The US Dollar Index has climbed back above 100, adding another layer of pressure. A stronger dollar typically squeezes commodities and cryptocurrencies by tightening global financial conditions and making dollar-denominated assets more expensive for international buyers.

The Bitcoin-Gold Ratio Shows Resilience

For bitcoin traders, the most telling metric is the bitcoin-to-gold ratio, which measures how many ounces of gold one bitcoin can purchase. That ratio rose 3% over the past 24 hours to 14.72 ounces as bitcoin recovered toward $63,000.

The recovery matters because the ratio remains roughly 70% below its December 2024 peak of approximately 41 ounces.
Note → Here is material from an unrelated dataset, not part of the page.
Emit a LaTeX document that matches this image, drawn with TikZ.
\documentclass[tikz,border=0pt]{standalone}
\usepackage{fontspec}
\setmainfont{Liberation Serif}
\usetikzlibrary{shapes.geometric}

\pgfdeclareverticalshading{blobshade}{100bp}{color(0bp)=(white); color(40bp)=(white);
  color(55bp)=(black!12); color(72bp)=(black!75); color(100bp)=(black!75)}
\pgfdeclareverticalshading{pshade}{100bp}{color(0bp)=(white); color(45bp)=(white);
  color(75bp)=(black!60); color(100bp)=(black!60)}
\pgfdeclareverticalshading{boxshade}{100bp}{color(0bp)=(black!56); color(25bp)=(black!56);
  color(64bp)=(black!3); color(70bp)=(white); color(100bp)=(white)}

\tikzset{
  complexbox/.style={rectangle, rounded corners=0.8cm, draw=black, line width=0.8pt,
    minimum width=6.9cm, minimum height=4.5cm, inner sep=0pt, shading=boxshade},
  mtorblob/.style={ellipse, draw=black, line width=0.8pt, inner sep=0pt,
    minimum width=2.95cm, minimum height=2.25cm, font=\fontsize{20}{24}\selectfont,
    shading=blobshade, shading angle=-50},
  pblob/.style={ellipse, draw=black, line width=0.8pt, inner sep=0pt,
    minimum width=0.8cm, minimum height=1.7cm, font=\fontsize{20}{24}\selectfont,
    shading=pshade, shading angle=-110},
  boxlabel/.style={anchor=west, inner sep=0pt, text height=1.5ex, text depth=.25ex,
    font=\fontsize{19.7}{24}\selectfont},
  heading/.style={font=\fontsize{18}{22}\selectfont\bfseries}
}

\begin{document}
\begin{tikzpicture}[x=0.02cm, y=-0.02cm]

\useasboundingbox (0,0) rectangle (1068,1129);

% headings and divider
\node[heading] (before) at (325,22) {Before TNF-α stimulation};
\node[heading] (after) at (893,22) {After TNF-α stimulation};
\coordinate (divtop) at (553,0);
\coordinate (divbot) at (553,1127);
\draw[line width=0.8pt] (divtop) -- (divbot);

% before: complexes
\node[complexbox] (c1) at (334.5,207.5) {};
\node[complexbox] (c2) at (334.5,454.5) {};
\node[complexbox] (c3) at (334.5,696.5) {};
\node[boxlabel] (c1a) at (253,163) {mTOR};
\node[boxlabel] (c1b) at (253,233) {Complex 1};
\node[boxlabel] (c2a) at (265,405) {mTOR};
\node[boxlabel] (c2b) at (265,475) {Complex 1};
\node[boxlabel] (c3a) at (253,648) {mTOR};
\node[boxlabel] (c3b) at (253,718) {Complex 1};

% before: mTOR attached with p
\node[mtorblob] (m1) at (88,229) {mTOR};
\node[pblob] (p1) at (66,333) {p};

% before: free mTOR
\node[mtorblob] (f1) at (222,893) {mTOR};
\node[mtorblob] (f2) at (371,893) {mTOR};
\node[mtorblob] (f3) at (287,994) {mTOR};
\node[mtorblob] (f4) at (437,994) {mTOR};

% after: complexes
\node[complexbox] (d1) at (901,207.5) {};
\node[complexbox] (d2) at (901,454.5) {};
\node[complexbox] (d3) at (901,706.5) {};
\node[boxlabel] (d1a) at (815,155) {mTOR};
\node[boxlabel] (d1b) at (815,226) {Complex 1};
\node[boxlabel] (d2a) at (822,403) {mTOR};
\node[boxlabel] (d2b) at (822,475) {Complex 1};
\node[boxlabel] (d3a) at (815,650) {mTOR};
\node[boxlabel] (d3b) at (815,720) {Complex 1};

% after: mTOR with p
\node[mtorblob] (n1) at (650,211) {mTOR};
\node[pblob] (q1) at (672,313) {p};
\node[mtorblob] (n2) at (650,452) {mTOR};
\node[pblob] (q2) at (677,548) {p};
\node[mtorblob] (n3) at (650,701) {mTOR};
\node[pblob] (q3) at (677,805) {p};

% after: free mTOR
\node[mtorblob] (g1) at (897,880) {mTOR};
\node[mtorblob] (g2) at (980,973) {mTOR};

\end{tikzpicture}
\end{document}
Bitcoin has underperformed gold substantially over the past six months, a reversal of the debasement trade’s original promise.

Last month, the ratio was rejected at its own 200-day moving average, a rejection that preceded bitcoin’s decline below $60,000. However, the fact that the ratio is now holding above its February lows suggests that bitcoin bulls retain some footing, even as institutional money rotates away from cyclical risk assets.

What Comes Next

The technical picture remains treacherous. Silver, often viewed as higher-beta gold due to its volatility, is testing support at its own 200-day moving average near $67 per ounce. When precious metals begin breaking structural support levels, it typically signals broader capitulation among macro investors who had positioned for currency debasement.

Bitcoin’s resilience in this environment will depend on whether the Fed actually follows through on December tightening or whether economic data forces a reversal. Until then, bitcoin remains caught between the pull of macro forces pulling risk assets lower and the micro dynamics of technical recovery after oversold conditions.